= The exercise =
Transcribe each line of the material as it is, and drop any picture.

= Dataset extract =
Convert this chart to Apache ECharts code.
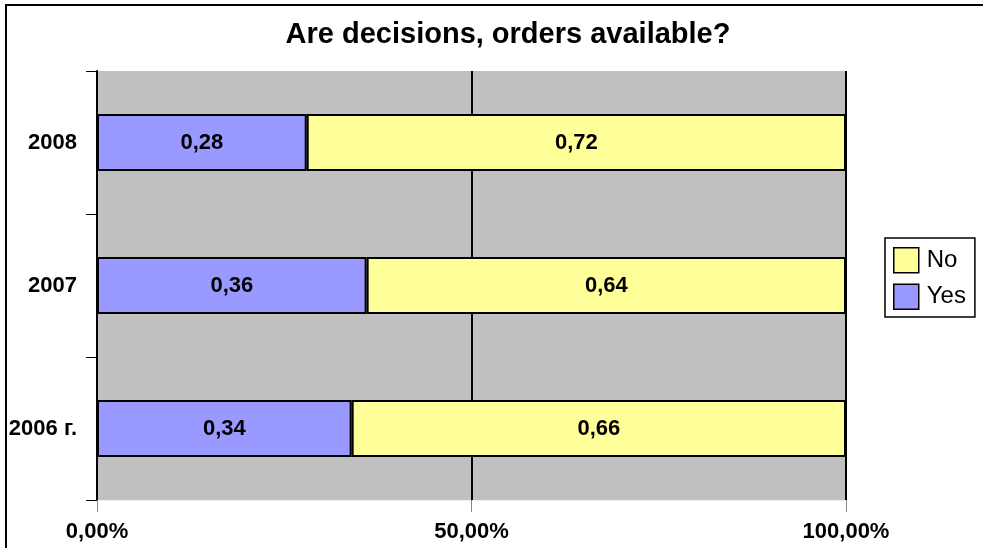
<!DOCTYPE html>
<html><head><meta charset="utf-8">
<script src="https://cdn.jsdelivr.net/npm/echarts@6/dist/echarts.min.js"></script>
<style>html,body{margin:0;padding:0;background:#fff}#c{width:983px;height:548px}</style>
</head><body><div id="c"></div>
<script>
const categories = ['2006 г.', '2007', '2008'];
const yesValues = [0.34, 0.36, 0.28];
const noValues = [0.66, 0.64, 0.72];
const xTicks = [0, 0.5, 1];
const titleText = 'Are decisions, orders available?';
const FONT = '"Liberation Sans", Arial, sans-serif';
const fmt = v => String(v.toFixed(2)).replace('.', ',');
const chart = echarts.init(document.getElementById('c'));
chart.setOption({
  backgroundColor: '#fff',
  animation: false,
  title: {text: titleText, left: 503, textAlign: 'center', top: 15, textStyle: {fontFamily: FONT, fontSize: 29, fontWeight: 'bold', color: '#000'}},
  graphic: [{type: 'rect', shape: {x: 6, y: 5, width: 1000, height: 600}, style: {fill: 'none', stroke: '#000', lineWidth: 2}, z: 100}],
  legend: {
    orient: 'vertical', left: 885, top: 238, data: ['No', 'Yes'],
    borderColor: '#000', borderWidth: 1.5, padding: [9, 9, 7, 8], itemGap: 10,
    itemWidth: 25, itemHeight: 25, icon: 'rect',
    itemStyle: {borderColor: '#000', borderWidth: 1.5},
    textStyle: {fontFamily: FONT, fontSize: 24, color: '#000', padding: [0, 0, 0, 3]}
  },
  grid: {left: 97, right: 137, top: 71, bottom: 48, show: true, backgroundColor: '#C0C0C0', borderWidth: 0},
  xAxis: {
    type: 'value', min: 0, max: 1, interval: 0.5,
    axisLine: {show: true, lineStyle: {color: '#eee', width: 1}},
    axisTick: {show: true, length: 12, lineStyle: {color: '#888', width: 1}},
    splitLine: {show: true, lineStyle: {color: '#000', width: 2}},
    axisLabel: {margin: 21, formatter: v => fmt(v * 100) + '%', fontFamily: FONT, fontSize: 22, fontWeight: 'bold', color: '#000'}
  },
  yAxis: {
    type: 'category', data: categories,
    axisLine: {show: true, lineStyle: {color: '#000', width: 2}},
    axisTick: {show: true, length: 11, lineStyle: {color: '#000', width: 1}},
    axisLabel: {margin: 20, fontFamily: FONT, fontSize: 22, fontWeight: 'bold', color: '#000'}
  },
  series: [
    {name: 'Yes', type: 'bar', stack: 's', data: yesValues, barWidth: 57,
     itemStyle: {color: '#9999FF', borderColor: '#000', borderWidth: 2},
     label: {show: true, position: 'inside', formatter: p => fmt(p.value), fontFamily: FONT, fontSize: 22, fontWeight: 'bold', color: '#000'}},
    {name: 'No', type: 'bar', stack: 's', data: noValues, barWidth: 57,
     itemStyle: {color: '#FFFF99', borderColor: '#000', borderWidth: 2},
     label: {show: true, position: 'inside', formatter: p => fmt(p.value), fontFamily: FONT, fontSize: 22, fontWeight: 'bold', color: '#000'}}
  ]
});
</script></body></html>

= Written response =
Convert this chart to Apache ECharts code.
<!DOCTYPE html>
<html><head><meta charset="utf-8">
<script src="https://cdn.jsdelivr.net/npm/echarts@6/dist/echarts.min.js"></script>
<style>html,body{margin:0;padding:0;background:#fff}#c{width:983px;height:548px}</style>
</head><body><div id="c"></div>
<script>
const categories = ['2006 г.', '2007', '2008'];
const yesValues = [0.34, 0.36, 0.28];
const noValues = [0.66, 0.64, 0.72];
const xTicks = [0, 0.5, 1];
const titleText = 'Are decisions, orders available?';
const FONT = '"Liberation Sans", Arial, sans-serif';
const fmt = v => String(v.toFixed(2)).replace('.', ',');
const chart = echarts.init(document.getElementById('c'));
chart.setOption({
  backgroundColor: '#fff',
  animation: false,
  title: {text: titleText, left: 503, textAlign: 'center', top: 15, textStyle: {fontFamily: FONT, fontSize: 29, fontWeight: 'bold', color: '#000'}},
  graphic: [{type: 'rect', shape: {x: 6, y: 5, width: 1000, height: 600}, style: {fill: 'none', stroke: '#000', lineWidth: 2}, z: 100}],
  legend: {
    orient: 'vertical', left: 885, top: 238, data: ['No', 'Yes'],
    borderColor: '#000', borderWidth: 1.5, padding: [9, 9, 7, 8], itemGap: 10,
    itemWidth: 25, itemHeight: 25, icon: 'rect',
    itemStyle: {borderColor: '#000', borderWidth: 1.5},
    textStyle: {fontFamily: FONT, fontSize: 24, color: '#000', padding: [0, 0, 0, 3]}
  },
  grid: {left: 97, right: 137, top: 71, bottom: 48, show: true, backgroundColor: '#C0C0C0', borderWidth: 0},
  xAxis: {
    type: 'value', min: 0, max: 1, interval: 0.5,
    axisLine: {show: true, lineStyle: {color: '#eee', width: 1}},
    axisTick: {show: true, length: 12, lineStyle: {color: '#888', width: 1}},
    splitLine: {show: true, lineStyle: {color: '#000', width: 2}},
    axisLabel: {margin: 21, formatter: v => fmt(v * 100) + '%', fontFamily: FONT, fontSize: 22, fontWeight: 'bold', color: '#000'}
  },
  yAxis: {
    type: 'category', data: categories,
    axisLine: {show: true, lineStyle: {color: '#000', width: 2}},
    axisTick: {show: true, length: 11, lineStyle: {color: '#000', width: 1}},
    axisLabel: {margin: 20, fontFamily: FONT, fontSize: 22, fontWeight: 'bold', color: '#000'}
  },
  series: [
    {name: 'Yes', type: 'bar', stack: 's', data: yesValues, barWidth: 57,
     itemStyle: {color: '#9999FF', borderColor: '#000', borderWidth: 2},
     label: {show: true, position: 'inside', formatter: p => fmt(p.value), fontFamily: FONT, fontSize: 22, fontWeight: 'bold', color: '#000'}},
    {name: 'No', type: 'bar', stack: 's', data: noValues, barWidth: 57,
     itemStyle: {color: '#FFFF99', borderColor: '#000', borderWidth: 2},
     label: {show: true, position: 'inside', formatter: p => fmt(p.value), fontFamily: FONT, fontSize: 22, fontWeight: 'bold', color: '#000'}}
  ]
});
</script></body></html>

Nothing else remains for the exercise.